Question

How do you simplify $\dfrac{2i}{3-4i}$?

Answer 1

Now to simplify the expression we will first rationalize the denominator by multiplying the numerator and denominator with $3+4i$ . Now using the property ${{a}^{2}}-{{b}^{2}}=\left( a-b \right)\left( a+b \right)$ . Now on simplifying the expression we will write the expression in a general form of complex number which is $a+ib$ where a and b are real numbers and $i=\sqrt{-1}$.

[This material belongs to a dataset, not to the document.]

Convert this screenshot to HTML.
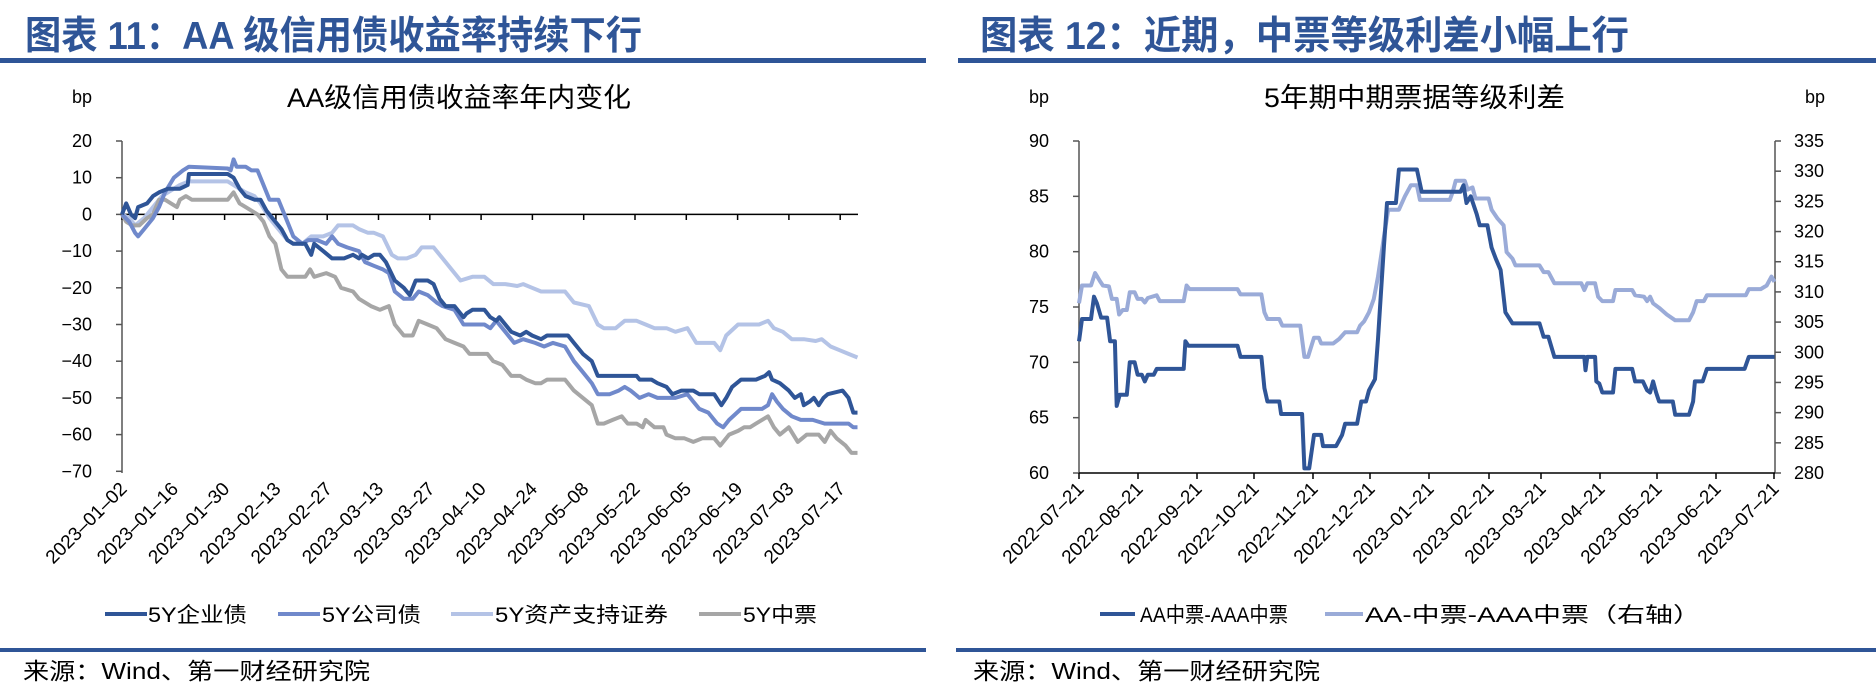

Complete step by step solution:
Now consider the given expression $\dfrac{2i}{3-4i}$ .
Now we know the given number is a complex number where $i=\sqrt{-1}$ .
Now we know that in real numbers the root of negative numbers are not defined. Hence we define complex numbers where $\sqrt{-1}$ is written as i. The general form of a complex number is $a+ib$ where a and b are both real numbers. Now we will try to write the given expression in general form of complex numbers.
Now to simplify the given expression we will first rationalize the denominator. Hence we will multiply the numerator and denominator by $3+4i$ . Hence we get,
$\Rightarrow \dfrac{2i\left( 3+4i \right)}{\left( 3+4i \right)\left( 3-4i \right)}$
Now we know that ${{a}^{2}}-{{b}^{2}}=\left( a-b \right)\left( a+b \right)$ . Hence using this formula we get,
$\Rightarrow \dfrac{6i+8{{\left( i \right)}^{2}}}{{{3}^{2}}-{{\left( 4i \right)}^{2}}}$
Now we know that ${{i}^{2}}=-1$ Hence we get,
$\begin{aligned} & \\\ & \Rightarrow \dfrac{6i-8}{9+4} \\\ \end{aligned}$
$\begin{aligned} & \Rightarrow \dfrac{6i-8}{13} \\\ & \Rightarrow \dfrac{-8}{13}+\dfrac{6}{13}i \\\ \end{aligned}$
Now the complex number is in its general form which is $a+ib$ where a and b are real numbers. Hence the given expression is simplified.

Note: Now note that whenever we have a complex number in a denominator we first rationalize the fraction by multiplying the numerator and denominator by its complex conjugate. Hence we further simplify the expression and try to get the real number in the denominator.